Nervous Conditions

by valdesjoha

Images of Colonialism

By Johannes Valdes

Born in 1959 at the Colony of Rhodesia in Zimbabwe, Tsitsi Dangarembga wrote Nervous Conditions during her mid-twenties.  Her novel takes us through the complex portrayal of the challenges a young Rhodesian girl must face as she leaves her impoverished background to gain an education.  Tambu, the protagonist, realizes that the only way for her family to escape the cycle of poverty lies in education, and with the unfortunate passing of her older brother, she gains the opportunity to be educated.  Guided through imagery,  readers will be brought into the mind of Tambu as she undergoes her journey towards progress while concurrently retaining her traditions.

Utilizing the effectual technique of imagery, Dangarembga facilitates her work of literature to describe the ramifications of colonialism as they set on her main character.  The story is guided entirely through the mind of Tambu as she experiences the transition from adolescence to adulthood.  Recalling her past, she can remember helping her grandmother in her gardening plot (Dangarembga, 19).  At a young age, Tambu exhibited the knowledge and inheritance of skills passed down from generation to generation. Then the story adjusts as psychologically her mental image of tradition has changed by reason of progress.  With the intent of advancing while balancing her tradition, she begins to sell her own corn crops to earn the means for tuition.  Such an act foreshadows scenes further into the novel as exposure to her new atmosphere gradually influences her.  Upon her earliest return back to the homestead, she is awakened to how unsanitary her living conditions were prior to leaving .  As Tambu enters the bathroom facility, she recalls how “it had never smelt and its pink plaster walls had remained a healthy pink…but now faeces and urine contaminated every surface”(Dangarembga, 125).  This passage uncovers how what once was normal to her had become shocking.

Furthermore, Dangarembga intends for us to integrate into her story through the mind of Tambu.  Read from a first person perspective, everyday events are filtered through her interpretations which allow readers to understand the character’s opinions and thoughts.  With realistic analysis, the story proceeds in the path Tambu draws out for us. Throughout the novel, this vantage point brings light to observances of cultural differences in social status and women’s rights as well as experiences of the effects of patriarchal rule.   By exploring the consequences of cultural conflict when the characters allow colonial ideas to displace their origin, Tambu comes within reach of forgetting her culture.  Meanwhile, her mother, who is seen as no more than a possession, consistently reminds Tambu of the reality of her ethnic heritage.

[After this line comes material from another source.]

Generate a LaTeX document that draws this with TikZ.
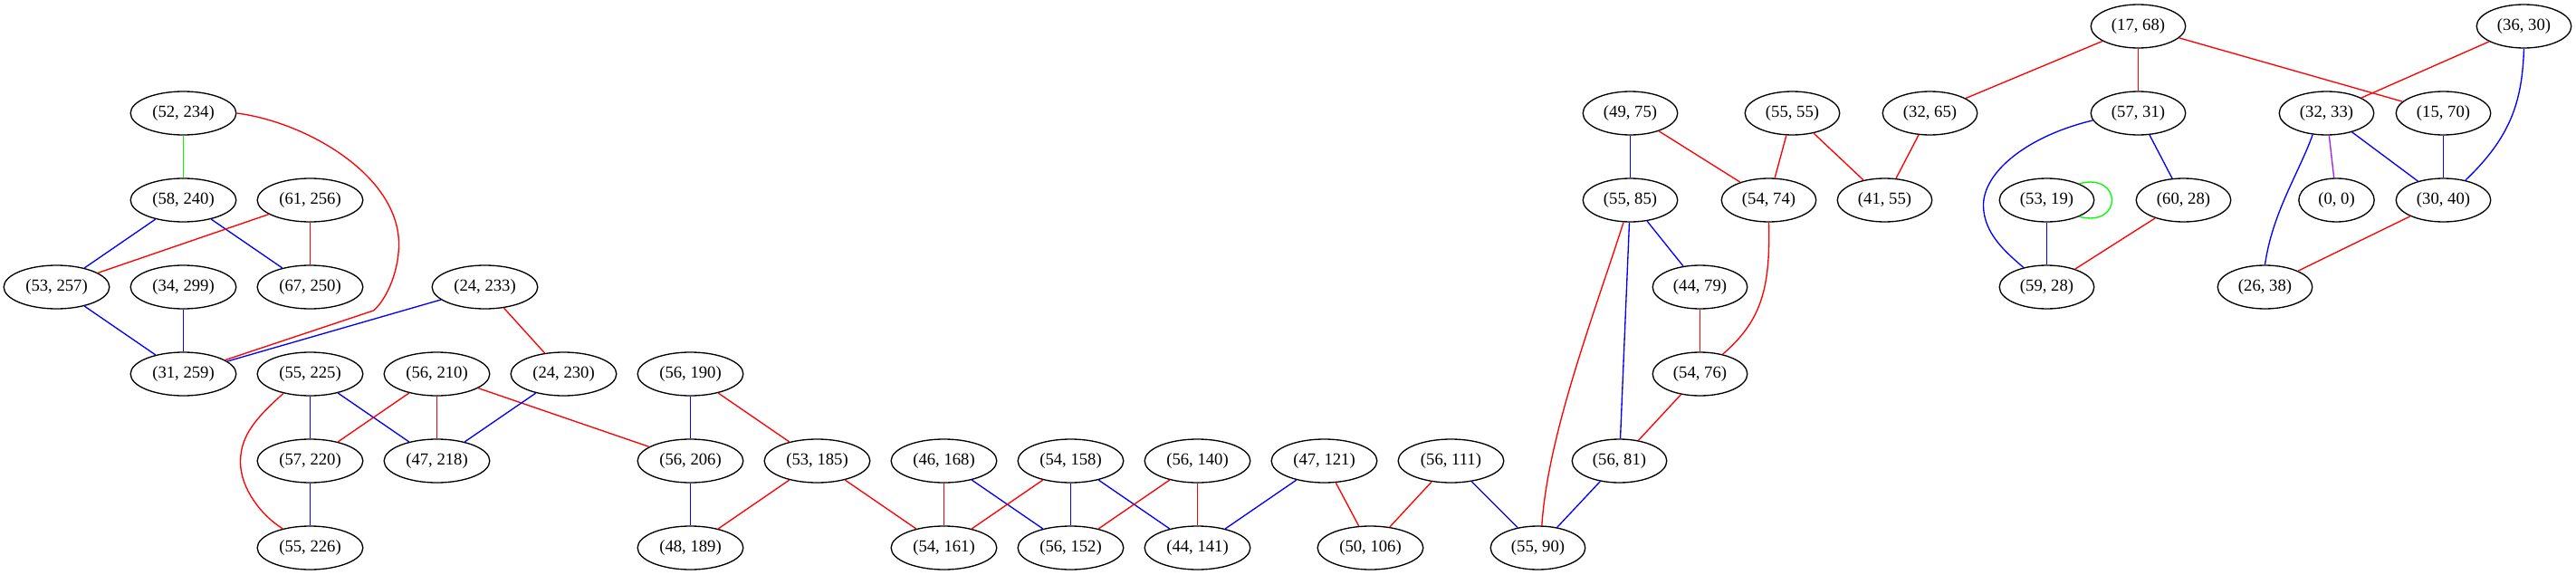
\documentclass[tikz,border=0pt]{standalone}
\usepackage{fontspec}
\setmainfont{Liberation Serif}
\usetikzlibrary{shapes.geometric}
\definecolor{gvred}{HTML}{FF0000}
\definecolor{gvblue}{HTML}{0000FF}
\definecolor{gvgreen}{HTML}{00FF00}
\definecolor{gvpurple}{HTML}{A020F0}
\begin{document}
\begin{tikzpicture}[x=0.75pt,y=-0.75pt,
  nd/.style={draw, ellipse, line width=1pt, inner sep=0pt, minimum height=36pt, font=\fontsize{14pt}{16pt}\selectfont},
  wA/.style={nd, minimum width=87.5pt},
  wB/.style={nd, minimum width=78.4pt},
  wC/.style={nd, minimum width=62.5pt},
  ed/.style={line width=1pt},
  er/.style={ed, draw=gvred},
  eb/.style={ed, draw=gvblue},
  eg/.style={ed, draw=gvgreen},
  ep/.style={ed, draw=gvpurple}]
\useasboundingbox (0,0) rectangle (2845,635);
\begin{scope}[xshift=-0.375pt]
% row 29
\node[wB] (n17x68) at (2362,29) {(17, 68)};
\node[wB] (n36x30) at (2788,29) {(36, 30)};
% row 125
\node[wA] (n52x234) at (203,125) {(52, 234)};
\node[wB] (n49x75) at (1801,125) {(49, 75)};
\node[wB] (n55x55) at (1980,125) {(55, 55)};
\node[wB] (n32x65) at (2132,125) {(32, 65)};
\node[wB] (n57x31) at (2362,125) {(57, 31)};
\node[wB] (n32x33) at (2570,125) {(32, 33)};
\node[wB] (n15x70) at (2699,125) {(15, 70)};
% row 221
\node[wA] (n58x240) at (203,221) {(58, 240)};
\node[wA] (n61x256) at (343,221) {(61, 256)};
\node[wB] (n55x85) at (1801,221) {(55, 85)};
\node[wB] (n54x74) at (1954,221) {(54, 74)};
\node[wB] (n41x55) at (2082,221) {(41, 55)};
\node[wB] (n53x19) at (2261,221) {(53, 19)};
\node[wB] (n60x28) at (2412,221) {(60, 28)};
\node[wC] (n0x0) at (2581,221) {(0, 0)};
\node[wB] (n30x40) at (2699,221) {(30, 40)};
% row 317
\node[wA] (n53x257) at (63,317) {(53, 257)};
\node[wA] (n34x299) at (203,317) {(34, 299)};
\node[wA] (n67x250) at (343,317) {(67, 250)};
\node[wA] (n24x233) at (536,317) {(24, 233)};
\node[wB] (n44x79) at (1878,317) {(44, 79)};
\node[wB] (n59x28) at (2261,317) {(59, 28)};
\node[wB] (n26x38) at (2502,317) {(26, 38)};
% row 413
\node[wA] (n31x259) at (203,413) {(31, 259)};
\node[wA] (n55x225) at (343,413) {(55, 225)};
\node[wA] (n56x210) at (483,413) {(56, 210)};
\node[wA] (n24x230) at (623,413) {(24, 230)};
\node[wA] (n56x190) at (763,413) {(56, 190)};
\node[wB] (n54x76) at (1878,413) {(54, 76)};
% row 509
\node[wA] (n57x220) at (343,509) {(57, 220)};
\node[wA] (n47x218) at (483,509) {(47, 218)};
\node[wA] (n56x206) at (763,509) {(56, 206)};
\node[wA] (n53x185) at (903,509) {(53, 185)};
\node[wA] (n46x168) at (1043,509) {(46, 168)};
\node[wA] (n54x158) at (1183,509) {(54, 158)};
\node[wA] (n56x140) at (1323,509) {(56, 140)};
\node[wA] (n47x121) at (1463,509) {(47, 121)};
\node[wA] (n56x111) at (1603,509) {(56, 111)};
\node[wB] (n56x81) at (1789,509) {(56, 81)};
% row 605
\node[wA] (n55x226) at (343,605) {(55, 226)};
\node[wA] (n48x189) at (763,605) {(48, 189)};
\node[wA] (n54x161) at (1043,605) {(54, 161)};
\node[wA] (n56x152) at (1183,605) {(56, 152)};
\node[wA] (n44x141) at (1323,605) {(44, 141)};
\node[wA] (n50x106) at (1514,605) {(50, 106)};
\node[wB] (n55x90) at (1699,605) {(55, 90)};

% left cluster
\draw[eg] (n52x234) -- (n58x240);
\draw[er] (n52x234.east) .. controls (340,135) and (443,195) .. (441,272) .. controls (440,305) and (425,333) .. (413,343) -- (n31x259);
\draw[eb] (n58x240) -- (n53x257);
\draw[eb] (n58x240) -- (n67x250);
\draw[er] (n61x256) -- (n53x257);
\draw[er] (n61x256) -- (n67x250);
\draw[eb] (n53x257) -- (n31x259);
\draw[eb] (n34x299) -- (n31x259);
\draw[eb] (n24x233) -- (n31x259);
\draw[er] (n24x233) -- (n24x230);
\draw[eb] (n55x225) -- (n57x220);
\draw[eb] (n55x225) -- (n47x218);
\draw[er] (n55x225.216) .. controls (285,460) and (266,480) .. (266,510) .. controls (266,540) and (290,570) .. (n55x226.145);
\draw[er] (n56x210) -- (n57x220);
\draw[er] (n56x210) -- (n47x218);
\draw[er] (n56x210) -- (n56x206);
\draw[eb] (n24x230) -- (n47x218);
\draw[eb] (n57x220) -- (n55x226);
% middle
\draw[eb] (n56x190) -- (n56x206);
\draw[er] (n56x190) -- (n53x185);
\draw[eb] (n56x206) -- (n48x189);
\draw[er] (n53x185) -- (n48x189);
\draw[er] (n53x185) -- (n54x161);
\draw[er] (n46x168) -- (n54x161);
\draw[eb] (n46x168) -- (n56x152);
\draw[er] (n54x158) -- (n54x161);
\draw[eb] (n54x158) -- (n56x152);
\draw[eb] (n54x158) -- (n44x141);
\draw[er] (n56x140) -- (n56x152);
\draw[er] (n56x140) -- (n44x141);
\draw[eb] (n47x121) -- (n44x141);
\draw[er] (n47x121) -- (n50x106);
\draw[er] (n56x111) -- (n50x106);
\draw[eb] (n56x111) -- (n55x90);
\draw[eb] (n56x81) -- (n55x90);
\draw[er] (n55x85.253) .. controls (1760,350) and (1710,480) .. (n55x90.80);
\draw[eb] (n55x85) -- (n56x81);
\draw[eb] (n55x85) -- (n44x79);
\draw[er] (n44x79) -- (n54x76);
\draw[er] (n54x74.south) .. controls (1956,320) and (1945,355) .. (n54x76.41);
\draw[er] (n54x76) -- (n56x81);
\draw[eb] (n49x75) -- (n55x85);
\draw[er] (n49x75) -- (n54x74);
\draw[er] (n55x55) -- (n54x74);
\draw[er] (n55x55) -- (n41x55);
\draw[er] (n32x65) -- (n41x55);
% right
\draw[er] (n17x68) -- (n32x65);
\draw[er] (n17x68) -- (n57x31);
\draw[er] (n17x68) -- (n15x70);
\draw[er] (n36x30) -- (n32x33);
\draw[eb] (n36x30.south) .. controls (2786,110) and (2775,150) .. (n30x40.42);
\draw[eb] (n57x31.189) .. controls (2240,150) and (2190,190) .. (2191,228) .. controls (2192,258) and (2215,278) .. (n59x28.140);
\draw[eb] (n57x31) -- (n60x28);
\draw[eg] (n53x19.27) .. controls (2345,190) and (2345,252) .. (n53x19.-27);
\draw[eb] (n53x19) -- (n59x28);
\draw[er] (n60x28) -- (n59x28);
\draw[ep] (n32x33) -- (n0x0);
\draw[eb] (n32x33) -- (n30x40);
\draw[eb] (n32x33.237) .. controls (2540,190) and (2510,235) .. (n26x38.north);
\draw[eb] (n15x70) -- (n30x40);
\draw[er] (n30x40) -- (n26x38);
\end{scope}
\end{tikzpicture}
\end{document}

Much like the protagonist of her novel, Dangarembga lived in England, was educated in the British school system, and became fluent in English at the expense of her native tongue.  These events that formed her youth are therefore expressed through the fictional character Tambu.  As both Dangarembga and Tambu face changes in their lifestyle, they have both experienced the effects of Colonialism.  Nervous Conditions is a novel that explores the impact of such a process, and the use of imagery to highlight colonial relationships.